XML MIME types used for documents are not interoperable

annevk commented 2 years ago

As reported at https://bugzilla.mozilla.org/show_bug.cgi?id=1717560 different browsers have different fixed XML MIME type sets (rather than adhering to the +xml convention). This can sometimes be used to exploit unaware websites. I'm not inclined to treat this as a browser security problem, but the lack of interop is a browser problem we ought to address.

Examples:

data:application/atom+xml,<script xmlns="http://www.w3.org/1999/xhtml">alert(1)</script> executes in Chrome and Safari, downloads in Firefox.
data:application/mathml+xml,<script xmlns="http://www.w3.org/1999/xhtml">alert(1)</script> executes in Firefox, downloads in Chrome and Safari.

No browser appears to support +xml in general. My inclination is that we should try to fix this and align browsers with the standard. Thoughts on that?

cc @gijsk @mfreed7 @cdumez

domenic commented 2 years ago

So in particular this is about what path we go down in step 9 of https://html.spec.whatwg.org/#process-a-navigate-response, where we have two choices:

"Not explicitly supported XML MIME type": produce an XML document, using the computed navigationParams. (Notably the origin, i.e., the resulting document could be same-origin and thus script-inspectable.)
"Explicitly supported XML MIME type": proceed onward to steps 10 and 11, i.e. either display as an opaque-origin document with custom presentation, or hand off to external application/download.

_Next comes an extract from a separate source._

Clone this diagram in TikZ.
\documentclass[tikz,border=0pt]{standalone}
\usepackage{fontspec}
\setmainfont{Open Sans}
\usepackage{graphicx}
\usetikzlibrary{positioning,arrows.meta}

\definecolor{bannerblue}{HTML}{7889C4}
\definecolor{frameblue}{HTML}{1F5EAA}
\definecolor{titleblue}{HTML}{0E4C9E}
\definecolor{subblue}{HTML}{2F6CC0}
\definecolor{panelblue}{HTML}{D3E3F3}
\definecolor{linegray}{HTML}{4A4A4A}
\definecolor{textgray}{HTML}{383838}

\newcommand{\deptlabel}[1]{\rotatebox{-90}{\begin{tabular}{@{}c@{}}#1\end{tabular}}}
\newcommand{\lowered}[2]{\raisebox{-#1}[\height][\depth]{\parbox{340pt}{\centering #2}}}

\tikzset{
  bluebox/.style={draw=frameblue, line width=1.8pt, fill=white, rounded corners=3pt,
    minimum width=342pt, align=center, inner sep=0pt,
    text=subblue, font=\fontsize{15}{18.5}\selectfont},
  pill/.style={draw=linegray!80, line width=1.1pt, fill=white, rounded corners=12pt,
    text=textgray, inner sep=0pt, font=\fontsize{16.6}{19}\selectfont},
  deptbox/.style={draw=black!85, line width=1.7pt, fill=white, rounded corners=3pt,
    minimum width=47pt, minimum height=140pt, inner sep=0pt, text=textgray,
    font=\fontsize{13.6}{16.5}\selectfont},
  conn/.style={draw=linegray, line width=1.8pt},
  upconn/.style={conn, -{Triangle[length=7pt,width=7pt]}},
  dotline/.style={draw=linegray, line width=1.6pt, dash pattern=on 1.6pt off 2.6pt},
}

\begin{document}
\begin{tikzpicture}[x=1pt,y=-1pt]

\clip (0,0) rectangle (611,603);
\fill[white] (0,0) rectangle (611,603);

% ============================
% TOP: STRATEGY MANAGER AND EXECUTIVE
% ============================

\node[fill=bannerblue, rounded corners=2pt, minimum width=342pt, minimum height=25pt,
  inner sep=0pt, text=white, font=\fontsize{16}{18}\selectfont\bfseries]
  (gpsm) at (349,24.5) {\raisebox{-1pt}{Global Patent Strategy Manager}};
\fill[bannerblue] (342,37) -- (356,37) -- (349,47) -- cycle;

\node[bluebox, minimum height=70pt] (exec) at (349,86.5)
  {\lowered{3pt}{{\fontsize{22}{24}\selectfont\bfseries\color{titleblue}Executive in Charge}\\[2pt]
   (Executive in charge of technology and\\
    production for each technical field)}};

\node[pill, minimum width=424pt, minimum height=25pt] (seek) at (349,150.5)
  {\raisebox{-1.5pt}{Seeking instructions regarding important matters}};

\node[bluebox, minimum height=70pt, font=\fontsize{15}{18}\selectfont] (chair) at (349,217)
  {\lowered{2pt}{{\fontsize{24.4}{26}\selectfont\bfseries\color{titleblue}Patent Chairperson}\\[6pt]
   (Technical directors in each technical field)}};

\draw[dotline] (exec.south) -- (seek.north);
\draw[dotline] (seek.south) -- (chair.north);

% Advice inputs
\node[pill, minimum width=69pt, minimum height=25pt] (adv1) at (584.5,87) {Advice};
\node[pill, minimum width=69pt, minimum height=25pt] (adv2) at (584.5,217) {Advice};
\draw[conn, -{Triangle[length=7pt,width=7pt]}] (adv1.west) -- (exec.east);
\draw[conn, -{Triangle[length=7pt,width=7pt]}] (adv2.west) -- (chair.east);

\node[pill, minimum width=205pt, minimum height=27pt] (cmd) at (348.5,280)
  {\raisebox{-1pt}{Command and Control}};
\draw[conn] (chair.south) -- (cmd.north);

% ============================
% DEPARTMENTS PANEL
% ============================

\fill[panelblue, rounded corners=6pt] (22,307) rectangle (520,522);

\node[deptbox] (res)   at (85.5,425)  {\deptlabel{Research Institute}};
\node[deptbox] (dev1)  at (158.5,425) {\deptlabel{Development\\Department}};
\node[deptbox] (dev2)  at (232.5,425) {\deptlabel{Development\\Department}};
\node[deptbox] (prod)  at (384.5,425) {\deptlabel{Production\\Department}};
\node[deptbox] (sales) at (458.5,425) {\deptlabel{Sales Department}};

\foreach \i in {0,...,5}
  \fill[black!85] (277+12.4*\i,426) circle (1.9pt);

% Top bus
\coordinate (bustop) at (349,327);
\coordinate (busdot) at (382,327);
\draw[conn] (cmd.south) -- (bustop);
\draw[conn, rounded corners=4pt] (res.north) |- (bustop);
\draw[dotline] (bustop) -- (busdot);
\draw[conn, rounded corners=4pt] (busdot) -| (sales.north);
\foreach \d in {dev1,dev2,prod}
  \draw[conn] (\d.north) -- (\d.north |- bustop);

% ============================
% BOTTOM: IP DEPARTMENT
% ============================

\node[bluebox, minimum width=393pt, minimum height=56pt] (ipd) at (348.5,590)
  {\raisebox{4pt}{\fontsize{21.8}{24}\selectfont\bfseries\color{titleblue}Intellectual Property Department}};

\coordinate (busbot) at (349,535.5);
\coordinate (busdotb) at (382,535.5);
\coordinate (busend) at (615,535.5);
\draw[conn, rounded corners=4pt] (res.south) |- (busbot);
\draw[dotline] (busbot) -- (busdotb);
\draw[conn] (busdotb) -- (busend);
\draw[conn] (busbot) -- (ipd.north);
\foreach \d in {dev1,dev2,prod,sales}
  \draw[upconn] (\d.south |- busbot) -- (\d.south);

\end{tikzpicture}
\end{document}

Currently the spec lets engines decide what MIME types are in the "explicitly supported" set. And that seems pretty reasonable, e.g., Firefox and Safari might have MathML, whereas Chrome would not? So I'm not sure how much interop we want to demand here...

Do we have a complete matrix of all the types we'd want to consider? Maybe we should assemble one by looking at browser source code? Then we can run some tests.

annevk commented 2 years ago

Note that per that definition it would mean that application/mathml+xml is an explicitly supported XML MIME type for Chrome and Safari (because they download), but not Firefox (because it does the normal document thing). And that all browsers have application/{random}+xml as explicitly supported XML MIME types... In general I would expect that browsers don't have explicitly supported XML MIME types. That was mainly for RSS from what I remember.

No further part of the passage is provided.